**WHAT YOU SHOULD DO:** Begin with the line holding "Output the Python", end with the line holding "from matplotlib.ticker import MultipleLocator", and repeat every line in between exactly, without pictures.

**INPUT DATA:**
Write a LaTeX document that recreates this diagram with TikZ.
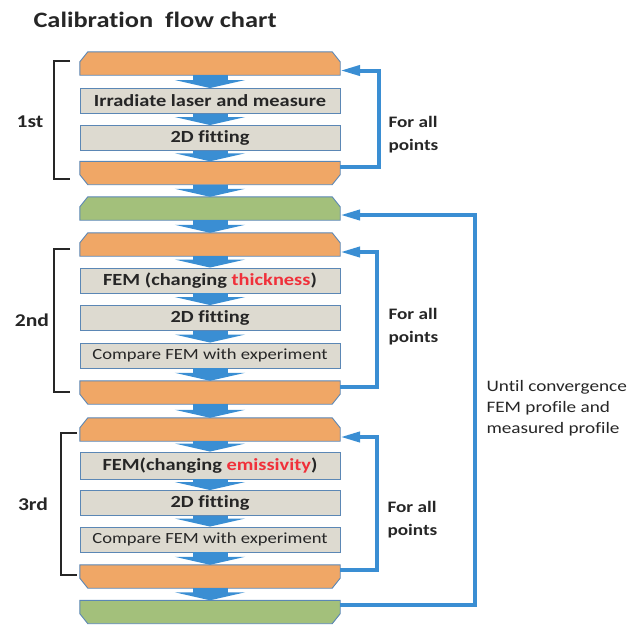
\documentclass[tikz,border=0pt]{standalone}
\usepackage{fontspec}
\setmainfont{Carlito}[FakeStretch=1.2,Ligatures=NoCommon]
\usetikzlibrary{arrows.meta}
\definecolor{barorange}{HTML}{F0A766}
\definecolor{bargreen}{HTML}{A3C07B}
\definecolor{boxgray}{HTML}{DDDAD0}
\definecolor{edgeblue}{HTML}{5B87B5}
\definecolor{flowblue}{HTML}{3A8ED3}
\definecolor{txt}{HTML}{262626}
\definecolor{hl}{HTML}{F0303A}

\begin{document}
\begin{tikzpicture}[x=1pt,y=-1pt,text=txt,
  barnode/.style={rectangle,minimum width=260pt,minimum height=23pt,inner sep=0pt},
  barline/.style={draw=edgeblue,line width=0.9pt},
  grbox/.style={rectangle,draw=edgeblue,line width=0.9pt,fill=boxgray,minimum width=260pt,minimum height=25pt,inner sep=0pt,font=\bfseries\fontsize{17}{20}\selectfont},
  cmpbox/.style={grbox,font=\fontsize{15.5}{19}\selectfont},
  flow/.style={draw=flowblue,line width=35pt,-{Triangle[width=70pt,length=8pt]}},
  backline/.style={draw=flowblue,line width=4pt,-{Triangle[length=20pt,width=10pt]}},
  brk/.style={draw=txt,line width=1.6pt},
  ordinal/.style={font=\bfseries\fontsize{18}{21}\selectfont},
  lbl/.style={font=\bfseries\fontsize{16}{23}\selectfont,align=left,anchor=west}]
\useasboundingbox (0,0) rectangle (631,624);

\node[anchor=base west,font=\bfseries\fontsize{22}{26}\selectfont] at (30,27) (title) {Calibration~ flow chart};

\node[barnode] at (210,63.5) (t1) {};
\node[grbox] at (210,101) (g1a) {Irradiate laser and measure};
\node[grbox] at (210,138) (g1b) {2D fitting};
\node[barnode] at (210,173) (b1) {};
\node[barnode] at (210,208.5) (gr1) {};
\node[barnode] at (210,244.5) (t2) {};
\node[grbox] at (210,280.5) (g2a) {FEM (changing \textcolor{hl}{thickness})};
\node[grbox] at (210,318) (g2b) {2D fitting};
\node[cmpbox] at (210,355.5) (g2c) {Compare FEM with experiment};
\node[barnode] at (210,392.5) (b2) {};
\node[barnode] at (210,429.5) (t3) {};
\node[grbox,minimum height=27pt] at (210,465.5) (g3a) {FEM(changing \textcolor{hl}{emissivity})};
\node[grbox] at (210,503) (g3b) {2D fitting};
\node[cmpbox] at (210,539.5) (g3c) {Compare FEM with experiment};
\node[barnode] at (210,576.5) (b3) {};
\node[barnode] at (210,612) (gr2) {};

\foreach \n/\c in {t1/barorange,gr1/bargreen,t2/barorange,t3/barorange}
  \filldraw[barline,fill=\c] ([xshift=8pt]\n.north west) -- ([xshift=-8pt]\n.north east) -- ([yshift=-10pt]\n.north east)
    -- (\n.south east) -- (\n.south west) -- ([yshift=-10pt]\n.north west) -- cycle;
\foreach \n/\c in {b1/barorange,b2/barorange,b3/barorange,gr2/bargreen}
  \filldraw[barline,fill=\c] (\n.north west) -- (\n.north east) -- ([yshift=10pt]\n.south east)
    -- ([xshift=-8pt]\n.south east) -- ([xshift=8pt]\n.south west) -- ([yshift=10pt]\n.south west) -- cycle;

\draw[flow] (t1) -- (g1a);
\draw[flow] (g1a) -- (g1b);
\draw[flow] (g1b) -- (b1);
\draw[flow] (b1) -- (gr1);
\draw[flow] (gr1) -- (t2);
\draw[flow] (t2) -- (g2a);
\draw[flow] (g2a) -- (g2b);
\draw[flow] (g2b) -- (g2c);
\draw[flow] (g2c) -- (b2);
\draw[flow] (b2) -- (t3);
\draw[flow] (t3) -- (g3a);
\draw[flow] (g3a) -- (g3b);
\draw[flow] (g3b) -- (g3c);
\draw[flow] (g3c) -- (b3);
\draw[flow] (b3) -- (gr2);

\draw[backline] ([yshift=6pt]b1.east) -- ++(39,0) |- ([yshift=-7pt]t1.east);
\draw[backline] ([yshift=5.5pt]b2.east) -- ++(37,0) |- ([yshift=-7.5pt]t2.east);
\draw[backline] ([yshift=6.5pt]b3.east) -- ++(37,0) |- ([yshift=-7.5pt]t3.east);
\draw[backline] ([yshift=7pt]gr2.east) -- ++(135,0) |- ([yshift=-6.5pt]gr1.east);

\draw[brk] (70,61) -- (54,61) -- (54,179) -- (70,179);
\draw[brk] (70,249) -- (54,249) -- (54,392) -- (70,392);
\draw[brk] (77,433) -- (61,433) -- (61,575) -- (77,575);

\node[ordinal] at (30,122) (n1) {1st};
\node[ordinal] at (32,320) (n2) {2nd};
\node[ordinal] at (33,504) (n3) {3rd};

\node[lbl] at (385,134.5) (p1) {For all\\points};
\node[lbl] at (385,327) (p2) {For all\\points};
\node[lbl] at (384,519.5) (p3) {For all\\points};
\node[lbl,font=\fontsize{16}{21}\selectfont] at (483,408) (conv) {Until convergence\\FEM profile and\\measured profile};
\end{tikzpicture}
\end{document}
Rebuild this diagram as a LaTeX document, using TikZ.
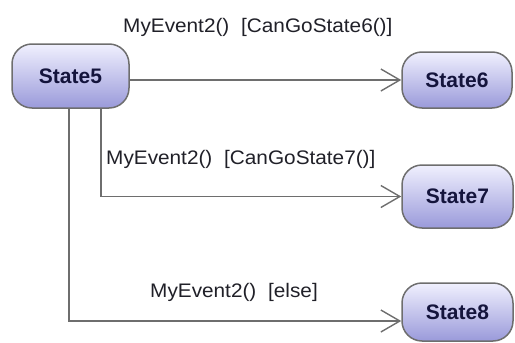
\documentclass[tikz,border=0pt]{standalone}
\usepackage{fontspec}
\setmainfont{Liberation Sans}
\newfontfamily\lblfont[FakeStretch=1.06]{Liberation Sans}
\usetikzlibrary{arrows.meta}
\definecolor{edgegray}{HTML}{6E6E6E}
\definecolor{statetop}{HTML}{F0F0FE}
\definecolor{statebot}{HTML}{9A9ADA}
\definecolor{statetext}{HTML}{14143C}
\definecolor{lbltext}{HTML}{202028}
\newcommand{\gapsp}{\hspace{0.6em}}
\tikzset{
  statebox/.style={draw=edgegray, line width=1.5pt, rounded corners=20pt,
    top color=statetop, bottom color=statebot, inner sep=0pt,
    text=statetext, font=\fontsize{21}{24}\selectfont\bfseries},
  trans/.style={draw=edgegray, line width=1.4pt, -{Straight Barb[length=19pt,width=22pt,line width=1.4pt]}},
  lbl/.style={anchor=base west, inner sep=0pt, text=lbltext, font=\lblfont\fontsize{19.6}{22}\selectfont}
}
\begin{document}
\begin{tikzpicture}[x=1pt,y=-1pt]
\useasboundingbox (0,0) rectangle (515,343);
\node[statebox, minimum width=117pt, minimum height=64pt] (s5) at (70.5,76) {State5};
\node[statebox, minimum width=110pt, minimum height=56pt] (s6) at (457,80) {State6};
\node[statebox, minimum width=111pt, minimum height=63pt] (s7) at (457.5,196.5) {State7};
\node[statebox, minimum width=111pt, minimum height=58pt] (s8) at (457.5,312) {State8};
\draw[trans] (s5.east |- s6.west) -- (s6.west);
\draw[trans] ([xshift=30.5pt]s5.south) |- (s7.west);
\draw[trans] ([xshift=-1.5pt]s5.south) |- ([yshift=-9pt]s8.west);
\node[lbl] (l6) at (123,32) {MyEvent2()\gapsp[CanGoState6()]};
\node[lbl] (l7) at (106,164) {MyEvent2()\gapsp[CanGoState7()]};
\node[lbl] (l8) at (150,297) {MyEvent2()\gapsp[else]};
\end{tikzpicture}
\end{document}
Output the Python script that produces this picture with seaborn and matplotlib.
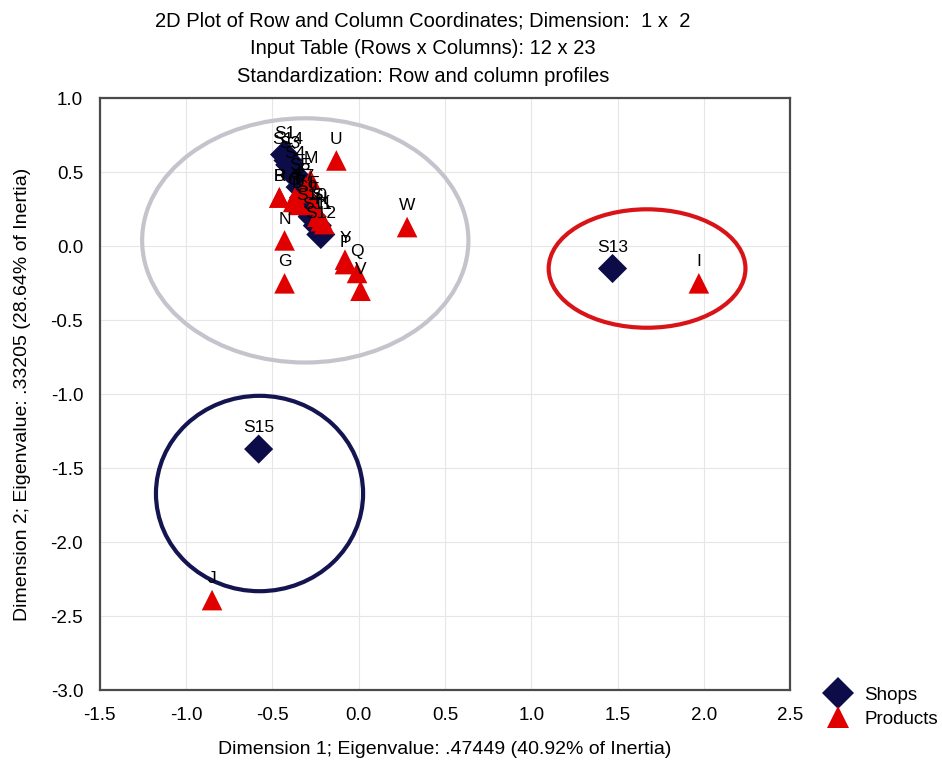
""" Correspondence analysis biplot: shops vs products """

import matplotlib
matplotlib.use("Agg")
import matplotlib.pyplot as plt
import pandas as pd
import seaborn as sns
from matplotlib.patches import Ellipse
from matplotlib.ticker import MultipleLocator


# data
shop_labels = ["S1", "S3", "S4", "S5", "S7", "S9", "S10", "S11", "S12", "S14", "S13", "S15"]
shop_x = [-0.43, -0.40, -0.37, -0.34, -0.32, -0.30, -0.27, -0.24, -0.22, -0.41, 1.47, -0.58]
shop_y = [0.62, 0.55, 0.48, 0.40, 0.33, 0.25, 0.20, 0.14, 0.08, 0.58, -0.15, -1.37]

product_labels = ["A", "B", "C", "D", "E", "F", "G", "H", "I", "J", "K", "L",
                  "M", "N", "Y", "P", "Q", "R", "S", "T", "U", "V", "W"]
product_x = [-0.37, -0.46, -0.38, -0.35, -0.31, -0.26, -0.43, -0.22, 1.97, -0.85, -0.20, -0.33,
             -0.28, -0.43, -0.08, -0.08, -0.01, -0.46, -0.24, -0.36, -0.13, 0.01, 0.28]
product_y = [0.33, 0.33, 0.30, 0.28, 0.40, 0.28, -0.25, 0.17, -0.25, -2.39, 0.15, 0.36,
             0.45, 0.04, -0.09, -0.12, -0.18, 0.33, 0.20, 0.31, 0.58, -0.30, 0.13]

# circled groups: centre x, centre y, width, height, colour
groups = [
    (-0.31, 0.04, 1.89, 1.65, "#c4c4cc"),
    (1.67, -0.15, 1.14, 0.80, "#d81418"),
    (-0.575, -1.67, 1.20, 1.32, "#141450"),
]

shops = pd.DataFrame({"x": shop_x, "y": shop_y, "label": shop_labels, "kind": "Shops"})
products = pd.DataFrame({"x": product_x, "y": product_y, "label": product_labels, "kind": "Products"})
points = pd.concat([shops, products], ignore_index=True)

sns.set_style("white")
plt.rcParams["font.family"] = ["Liberation Sans", "DejaVu Sans"]
plt.rcParams["axes.unicode_minus"] = False
for key in ["text.color", "axes.labelcolor", "xtick.color", "ytick.color"]:
    plt.rcParams[key] = "black"

figure = plt.figure(figsize=(9.42, 7.62), dpi=100)
axes = figure.add_axes([0.106, 0.094, 0.733, 0.777])

# group ellipses behind the points
for cx, cy, w, h, colour in groups:
    axes.add_patch(Ellipse((cx, cy), w, h, fill=False, edgecolor=colour, linewidth=3, zorder=1))

sns.scatterplot(
    data=points, x="x", y="y", hue="kind", style="kind",
    palette={"Shops": "#0c0c48", "Products": "#e00000"},
    markers={"Shops": "D", "Products": "^"},
    s=220, edgecolor="none", ax=axes, zorder=3, legend=True,
)

# point labels above each marker
for _, row in points.iterrows():
    axes.annotate(row["label"], (row["x"], row["y"]), xytext=(0, 10),
                  textcoords="offset points", ha="center", va="bottom",
                  fontsize=12.5, color="black", zorder=4)

axes.set_xlim(-1.5, 2.5)
axes.set_ylim(-3.0, 1.0)
axes.xaxis.set_major_locator(MultipleLocator(0.5))
axes.yaxis.set_major_locator(MultipleLocator(0.5))
axes.xaxis.set_minor_locator(MultipleLocator(0.1))
axes.yaxis.set_minor_locator(MultipleLocator(0.1))
axes.tick_params(which="both", direction="in", top=False, right=False, labelsize=13.5,
                 color="#333333")
axes.tick_params(which="major", length=5, width=1, pad=12)
axes.tick_params(which="minor", length=3, width=0.8)
axes.grid(True, which="major", color="#e6e6e6", linewidth=0.8, zorder=0)
axes.set_axisbelow(True)
for spine in axes.spines.values():
    spine.set_color("#4a4a4a")
    spine.set_linewidth(1.6)

axes.set_xlabel("Dimension 1; Eigenvalue: .47449 (40.92% of Inertia)",
                fontsize=14, labelpad=12)
axes.set_ylabel("Dimension 2; Eigenvalue: .33205 (28.64% of Inertia)",
                fontsize=14, labelpad=14)

title_lines = [
    "2D Plot of Row and Column Coordinates; Dimension:  1 x  2",
    "Input Table (Rows x Columns): 12 x 23",
    "Standardization: Row and column profiles",
]
for i, line in enumerate(title_lines):
    figure.text(0.449, 0.972 - i * 0.036, line, ha="center", va="center", fontsize=14.5)

handles, labels = axes.get_legend_handles_labels()
axes.legend(handles, labels, loc="center left", bbox_to_anchor=(0.862, 0.072),
            bbox_transform=figure.transFigure, frameon=False, fontsize=13.5,
            handletextpad=0.4, labelspacing=0.35, markerscale=1.1, borderaxespad=0)

figure.savefig("out.png", dpi=100)
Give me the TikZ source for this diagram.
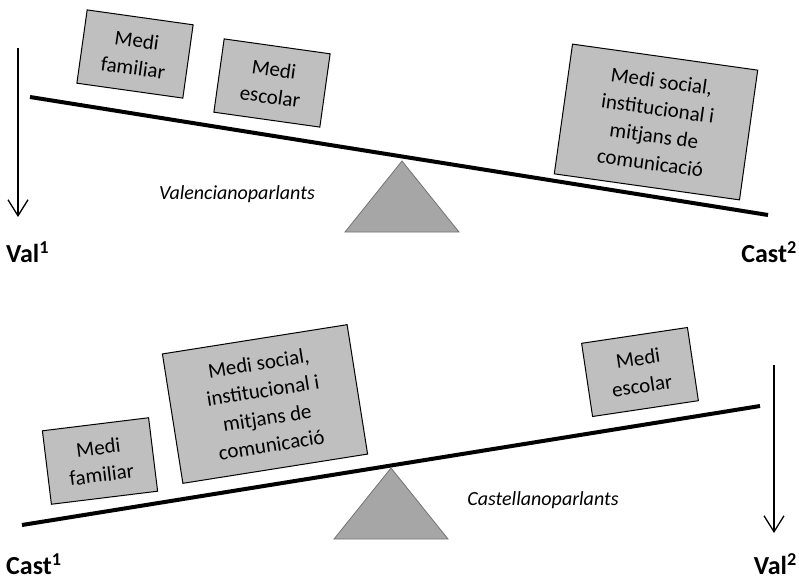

**THE OUTPUT:**
Output the Python script that produces this picture with seaborn and matplotlib.
""" Correspondence analysis biplot: shops vs products """

import matplotlib
matplotlib.use("Agg")
import matplotlib.pyplot as plt
import pandas as pd
import seaborn as sns
from matplotlib.patches import Ellipse
from matplotlib.ticker import MultipleLocator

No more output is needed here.